What to do: Select all lines in the records that include "this".

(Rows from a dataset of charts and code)
- - - - - - -

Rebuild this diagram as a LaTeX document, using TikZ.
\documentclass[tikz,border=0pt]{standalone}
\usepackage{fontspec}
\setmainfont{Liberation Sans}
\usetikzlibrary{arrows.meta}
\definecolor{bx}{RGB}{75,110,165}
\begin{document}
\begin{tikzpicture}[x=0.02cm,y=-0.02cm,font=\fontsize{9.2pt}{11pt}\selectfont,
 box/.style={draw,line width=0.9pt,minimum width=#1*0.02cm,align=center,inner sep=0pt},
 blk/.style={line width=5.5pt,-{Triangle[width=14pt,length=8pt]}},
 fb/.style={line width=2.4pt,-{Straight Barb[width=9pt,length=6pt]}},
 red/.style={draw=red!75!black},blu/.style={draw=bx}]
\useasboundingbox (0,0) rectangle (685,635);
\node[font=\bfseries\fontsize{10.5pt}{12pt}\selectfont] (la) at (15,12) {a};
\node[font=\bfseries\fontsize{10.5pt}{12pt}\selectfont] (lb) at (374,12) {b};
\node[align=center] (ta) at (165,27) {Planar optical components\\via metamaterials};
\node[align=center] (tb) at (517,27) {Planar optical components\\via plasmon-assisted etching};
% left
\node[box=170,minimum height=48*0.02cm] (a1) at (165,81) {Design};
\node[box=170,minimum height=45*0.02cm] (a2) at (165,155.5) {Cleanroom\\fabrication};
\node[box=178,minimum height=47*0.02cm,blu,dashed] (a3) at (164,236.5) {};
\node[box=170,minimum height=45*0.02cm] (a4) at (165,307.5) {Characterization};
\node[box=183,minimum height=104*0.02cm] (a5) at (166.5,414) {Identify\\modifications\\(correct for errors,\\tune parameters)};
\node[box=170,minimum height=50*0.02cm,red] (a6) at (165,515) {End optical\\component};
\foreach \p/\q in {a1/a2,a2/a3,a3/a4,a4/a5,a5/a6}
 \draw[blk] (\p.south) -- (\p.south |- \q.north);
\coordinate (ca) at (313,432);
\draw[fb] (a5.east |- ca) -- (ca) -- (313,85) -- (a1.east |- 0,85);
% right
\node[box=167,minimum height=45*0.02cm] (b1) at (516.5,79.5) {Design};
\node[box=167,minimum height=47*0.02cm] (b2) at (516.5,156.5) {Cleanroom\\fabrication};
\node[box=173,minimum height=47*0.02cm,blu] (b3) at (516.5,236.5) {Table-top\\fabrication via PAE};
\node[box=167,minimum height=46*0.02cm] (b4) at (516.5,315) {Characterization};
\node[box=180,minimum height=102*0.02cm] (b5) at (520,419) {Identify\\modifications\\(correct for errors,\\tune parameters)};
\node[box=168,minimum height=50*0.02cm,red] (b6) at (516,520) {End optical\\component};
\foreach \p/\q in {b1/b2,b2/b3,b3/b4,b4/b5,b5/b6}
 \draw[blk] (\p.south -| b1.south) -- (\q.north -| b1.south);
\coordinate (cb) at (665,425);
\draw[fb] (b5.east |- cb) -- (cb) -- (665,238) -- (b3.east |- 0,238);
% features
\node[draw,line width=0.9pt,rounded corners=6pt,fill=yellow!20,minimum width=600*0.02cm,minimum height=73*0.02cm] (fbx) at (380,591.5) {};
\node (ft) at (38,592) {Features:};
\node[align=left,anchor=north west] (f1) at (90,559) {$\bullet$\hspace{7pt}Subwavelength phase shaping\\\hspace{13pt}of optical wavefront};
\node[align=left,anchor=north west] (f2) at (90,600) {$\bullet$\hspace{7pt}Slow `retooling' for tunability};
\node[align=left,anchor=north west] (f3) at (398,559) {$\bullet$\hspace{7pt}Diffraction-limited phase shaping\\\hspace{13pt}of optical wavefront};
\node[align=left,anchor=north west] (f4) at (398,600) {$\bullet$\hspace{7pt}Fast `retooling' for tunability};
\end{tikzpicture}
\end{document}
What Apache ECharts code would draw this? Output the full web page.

- - - - - - -

Solved problem:
Rebuild this diagram as a LaTeX document, using TikZ.
What Apache ECharts code would draw this? Output the full web page.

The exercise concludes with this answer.